[START OF Provided material]

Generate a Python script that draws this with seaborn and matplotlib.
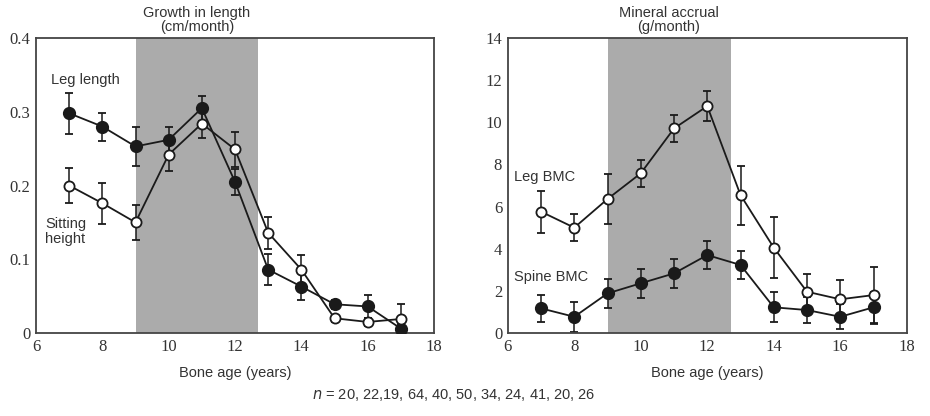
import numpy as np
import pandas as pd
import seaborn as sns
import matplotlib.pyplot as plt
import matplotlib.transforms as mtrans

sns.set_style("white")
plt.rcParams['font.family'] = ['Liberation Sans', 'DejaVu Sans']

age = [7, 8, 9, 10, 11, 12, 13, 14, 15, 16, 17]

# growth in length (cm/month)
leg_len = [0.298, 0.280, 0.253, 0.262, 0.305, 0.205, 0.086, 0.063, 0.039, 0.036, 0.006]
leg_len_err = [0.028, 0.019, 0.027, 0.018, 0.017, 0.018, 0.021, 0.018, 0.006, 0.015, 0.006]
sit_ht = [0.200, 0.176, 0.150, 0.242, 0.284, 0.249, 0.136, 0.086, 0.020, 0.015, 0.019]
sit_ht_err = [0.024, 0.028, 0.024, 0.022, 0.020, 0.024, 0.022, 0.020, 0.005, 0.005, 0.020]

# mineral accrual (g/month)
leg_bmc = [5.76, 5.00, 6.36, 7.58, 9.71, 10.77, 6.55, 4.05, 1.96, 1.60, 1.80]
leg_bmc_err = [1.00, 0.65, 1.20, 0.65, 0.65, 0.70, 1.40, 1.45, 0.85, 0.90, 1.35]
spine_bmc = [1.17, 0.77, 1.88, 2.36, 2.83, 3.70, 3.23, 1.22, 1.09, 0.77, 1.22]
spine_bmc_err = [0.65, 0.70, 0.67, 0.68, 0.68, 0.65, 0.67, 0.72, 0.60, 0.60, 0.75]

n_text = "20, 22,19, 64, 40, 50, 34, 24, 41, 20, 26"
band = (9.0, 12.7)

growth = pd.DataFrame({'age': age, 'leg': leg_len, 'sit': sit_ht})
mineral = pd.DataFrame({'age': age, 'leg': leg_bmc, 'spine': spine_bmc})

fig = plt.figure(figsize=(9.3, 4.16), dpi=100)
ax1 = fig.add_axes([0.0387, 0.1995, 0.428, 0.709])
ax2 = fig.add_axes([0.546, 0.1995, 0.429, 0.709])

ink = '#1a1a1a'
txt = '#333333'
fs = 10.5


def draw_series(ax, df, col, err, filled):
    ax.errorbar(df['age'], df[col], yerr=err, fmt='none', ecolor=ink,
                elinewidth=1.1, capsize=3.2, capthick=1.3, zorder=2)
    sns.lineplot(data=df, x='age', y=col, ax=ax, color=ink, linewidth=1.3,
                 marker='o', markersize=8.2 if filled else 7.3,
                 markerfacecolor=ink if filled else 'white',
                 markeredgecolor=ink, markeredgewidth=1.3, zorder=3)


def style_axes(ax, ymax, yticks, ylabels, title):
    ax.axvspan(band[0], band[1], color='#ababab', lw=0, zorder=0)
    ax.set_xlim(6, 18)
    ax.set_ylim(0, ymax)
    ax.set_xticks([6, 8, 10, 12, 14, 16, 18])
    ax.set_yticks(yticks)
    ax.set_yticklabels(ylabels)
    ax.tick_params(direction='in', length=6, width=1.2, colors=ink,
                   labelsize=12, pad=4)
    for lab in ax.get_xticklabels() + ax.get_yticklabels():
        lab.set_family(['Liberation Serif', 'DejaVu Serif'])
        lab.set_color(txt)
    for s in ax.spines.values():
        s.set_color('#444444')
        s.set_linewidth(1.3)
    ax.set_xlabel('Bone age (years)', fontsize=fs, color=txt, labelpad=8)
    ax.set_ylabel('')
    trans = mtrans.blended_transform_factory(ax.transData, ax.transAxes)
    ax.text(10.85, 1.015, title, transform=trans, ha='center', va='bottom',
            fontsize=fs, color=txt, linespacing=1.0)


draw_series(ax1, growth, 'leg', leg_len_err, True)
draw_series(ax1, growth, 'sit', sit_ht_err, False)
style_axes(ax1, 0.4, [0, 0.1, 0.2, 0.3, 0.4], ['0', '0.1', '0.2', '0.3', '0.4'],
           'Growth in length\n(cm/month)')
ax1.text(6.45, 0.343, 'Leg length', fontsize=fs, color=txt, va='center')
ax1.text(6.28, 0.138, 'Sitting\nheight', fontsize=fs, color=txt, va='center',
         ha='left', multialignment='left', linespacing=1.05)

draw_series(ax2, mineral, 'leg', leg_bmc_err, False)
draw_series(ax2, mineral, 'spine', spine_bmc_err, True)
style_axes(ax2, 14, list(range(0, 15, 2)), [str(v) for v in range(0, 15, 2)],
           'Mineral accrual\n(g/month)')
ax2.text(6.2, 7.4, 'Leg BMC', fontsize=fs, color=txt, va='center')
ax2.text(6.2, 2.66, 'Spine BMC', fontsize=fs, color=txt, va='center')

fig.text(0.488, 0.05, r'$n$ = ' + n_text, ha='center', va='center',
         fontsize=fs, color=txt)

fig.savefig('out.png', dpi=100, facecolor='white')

[END OF Provided material]

### [Task statement]
Repeat the lines exactly as they stand, from the opening line of the data through the line with "0.005, 0.005, 0.020]". Pictures stay out of the copy.

### [Solution to the exercise]
Generate a Python script that draws this with seaborn and matplotlib.
import numpy as np
import pandas as pd
import seaborn as sns
import matplotlib.pyplot as plt
import matplotlib.transforms as mtrans

sns.set_style("white")
plt.rcParams['font.family'] = ['Liberation Sans', 'DejaVu Sans']

age = [7, 8, 9, 10, 11, 12, 13, 14, 15, 16, 17]

# growth in length (cm/month)
leg_len = [0.298, 0.280, 0.253, 0.262, 0.305, 0.205, 0.086, 0.063, 0.039, 0.036, 0.006]
leg_len_err = [0.028, 0.019, 0.027, 0.018, 0.017, 0.018, 0.021, 0.018, 0.006, 0.015, 0.006]
sit_ht = [0.200, 0.176, 0.150, 0.242, 0.284, 0.249, 0.136, 0.086, 0.020, 0.015, 0.019]
sit_ht_err = [0.024, 0.028, 0.024, 0.022, 0.020, 0.024, 0.022, 0.020, 0.005, 0.005, 0.020]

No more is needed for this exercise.